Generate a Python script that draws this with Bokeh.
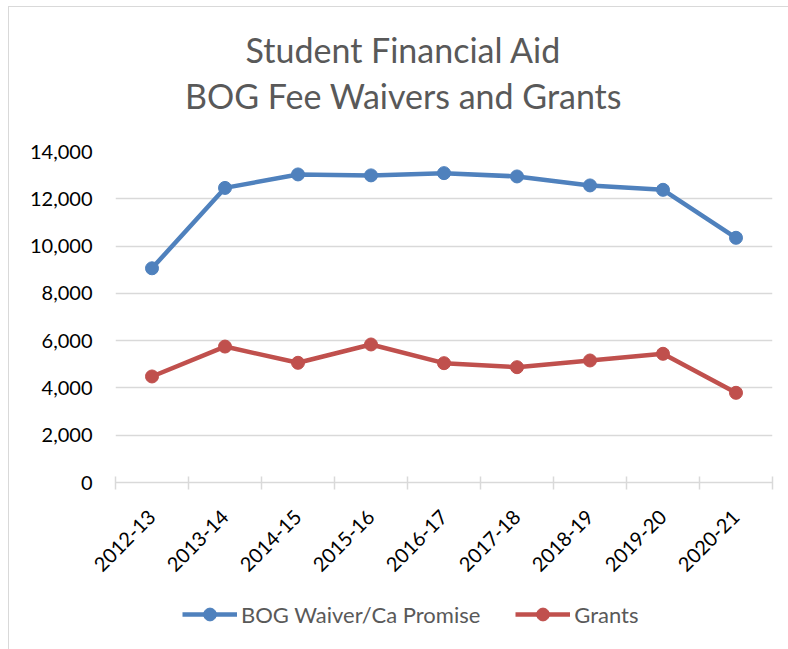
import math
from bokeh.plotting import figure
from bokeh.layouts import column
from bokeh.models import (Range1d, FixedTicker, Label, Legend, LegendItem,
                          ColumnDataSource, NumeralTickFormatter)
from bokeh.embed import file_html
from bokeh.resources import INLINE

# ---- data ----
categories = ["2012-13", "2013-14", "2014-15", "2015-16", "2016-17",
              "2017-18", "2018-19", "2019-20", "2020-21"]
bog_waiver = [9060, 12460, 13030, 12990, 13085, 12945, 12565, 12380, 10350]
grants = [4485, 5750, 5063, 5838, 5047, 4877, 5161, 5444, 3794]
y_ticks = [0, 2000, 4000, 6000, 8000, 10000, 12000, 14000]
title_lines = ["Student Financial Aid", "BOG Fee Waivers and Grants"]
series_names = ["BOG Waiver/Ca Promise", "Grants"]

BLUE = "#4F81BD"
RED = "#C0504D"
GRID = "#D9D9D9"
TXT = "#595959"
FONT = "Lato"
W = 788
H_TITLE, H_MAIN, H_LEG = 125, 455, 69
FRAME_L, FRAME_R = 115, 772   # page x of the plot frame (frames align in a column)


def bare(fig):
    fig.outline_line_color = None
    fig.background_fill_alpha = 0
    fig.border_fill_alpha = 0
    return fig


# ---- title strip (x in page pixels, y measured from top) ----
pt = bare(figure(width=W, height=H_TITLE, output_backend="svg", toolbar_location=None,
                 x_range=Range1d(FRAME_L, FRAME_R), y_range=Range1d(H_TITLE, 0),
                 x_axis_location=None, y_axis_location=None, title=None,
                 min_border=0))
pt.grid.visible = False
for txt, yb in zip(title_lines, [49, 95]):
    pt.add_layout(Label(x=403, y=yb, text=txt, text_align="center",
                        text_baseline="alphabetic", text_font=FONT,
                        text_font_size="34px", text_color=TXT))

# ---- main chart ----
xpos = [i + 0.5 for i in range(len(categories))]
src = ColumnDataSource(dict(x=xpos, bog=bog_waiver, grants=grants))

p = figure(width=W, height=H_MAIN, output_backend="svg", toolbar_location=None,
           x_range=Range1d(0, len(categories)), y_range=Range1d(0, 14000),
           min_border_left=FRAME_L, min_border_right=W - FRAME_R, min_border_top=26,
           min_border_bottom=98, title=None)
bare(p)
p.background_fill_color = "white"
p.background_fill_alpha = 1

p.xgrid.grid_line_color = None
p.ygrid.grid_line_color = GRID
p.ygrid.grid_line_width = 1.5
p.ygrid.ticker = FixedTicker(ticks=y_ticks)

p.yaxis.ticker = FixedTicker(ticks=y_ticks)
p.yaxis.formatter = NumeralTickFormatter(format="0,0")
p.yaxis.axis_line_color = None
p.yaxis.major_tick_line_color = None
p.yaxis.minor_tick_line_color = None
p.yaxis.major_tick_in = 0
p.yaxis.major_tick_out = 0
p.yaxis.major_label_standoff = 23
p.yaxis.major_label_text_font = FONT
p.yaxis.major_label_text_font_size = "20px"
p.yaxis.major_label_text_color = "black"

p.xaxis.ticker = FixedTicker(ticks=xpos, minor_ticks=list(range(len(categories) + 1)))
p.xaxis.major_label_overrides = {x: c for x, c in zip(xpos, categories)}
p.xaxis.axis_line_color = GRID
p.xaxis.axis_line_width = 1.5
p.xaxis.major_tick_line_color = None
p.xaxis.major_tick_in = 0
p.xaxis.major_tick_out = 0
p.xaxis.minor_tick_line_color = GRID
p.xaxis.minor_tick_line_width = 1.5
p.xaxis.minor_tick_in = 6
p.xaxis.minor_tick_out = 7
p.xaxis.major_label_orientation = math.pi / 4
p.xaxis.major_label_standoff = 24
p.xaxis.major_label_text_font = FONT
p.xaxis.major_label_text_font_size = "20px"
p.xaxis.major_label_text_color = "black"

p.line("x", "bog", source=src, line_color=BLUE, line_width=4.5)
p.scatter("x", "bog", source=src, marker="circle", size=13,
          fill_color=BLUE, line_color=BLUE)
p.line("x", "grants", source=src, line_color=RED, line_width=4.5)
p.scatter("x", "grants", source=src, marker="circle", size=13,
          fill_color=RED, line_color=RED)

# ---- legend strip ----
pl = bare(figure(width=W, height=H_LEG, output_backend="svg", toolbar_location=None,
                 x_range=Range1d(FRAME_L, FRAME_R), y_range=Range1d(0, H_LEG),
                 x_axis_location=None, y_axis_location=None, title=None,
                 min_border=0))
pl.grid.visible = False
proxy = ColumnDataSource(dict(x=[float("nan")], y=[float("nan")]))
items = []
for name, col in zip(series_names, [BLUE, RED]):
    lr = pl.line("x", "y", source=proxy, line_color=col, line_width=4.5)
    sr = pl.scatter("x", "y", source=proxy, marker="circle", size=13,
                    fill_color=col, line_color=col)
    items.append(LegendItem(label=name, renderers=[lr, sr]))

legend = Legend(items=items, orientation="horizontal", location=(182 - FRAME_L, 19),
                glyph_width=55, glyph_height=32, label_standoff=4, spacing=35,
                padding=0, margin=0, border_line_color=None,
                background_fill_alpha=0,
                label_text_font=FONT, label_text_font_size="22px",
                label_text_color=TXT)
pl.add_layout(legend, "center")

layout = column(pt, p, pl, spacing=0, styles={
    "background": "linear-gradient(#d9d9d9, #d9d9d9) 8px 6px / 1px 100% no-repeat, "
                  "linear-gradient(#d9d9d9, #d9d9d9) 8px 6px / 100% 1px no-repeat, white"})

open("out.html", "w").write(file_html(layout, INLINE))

● **BRIEF**
Each line from the top of the material through the line containing "from bokeh.resources import INLINE" should be reproduced exactly; please drop any images.

● **ANSWER TO THIS EXERCISE**
Generate a Python script that draws this with Bokeh.
import math
from bokeh.plotting import figure
from bokeh.layouts import column
from bokeh.models import (Range1d, FixedTicker, Label, Legend, LegendItem,
                          ColumnDataSource, NumeralTickFormatter)
from bokeh.embed import file_html
from bokeh.resources import INLINE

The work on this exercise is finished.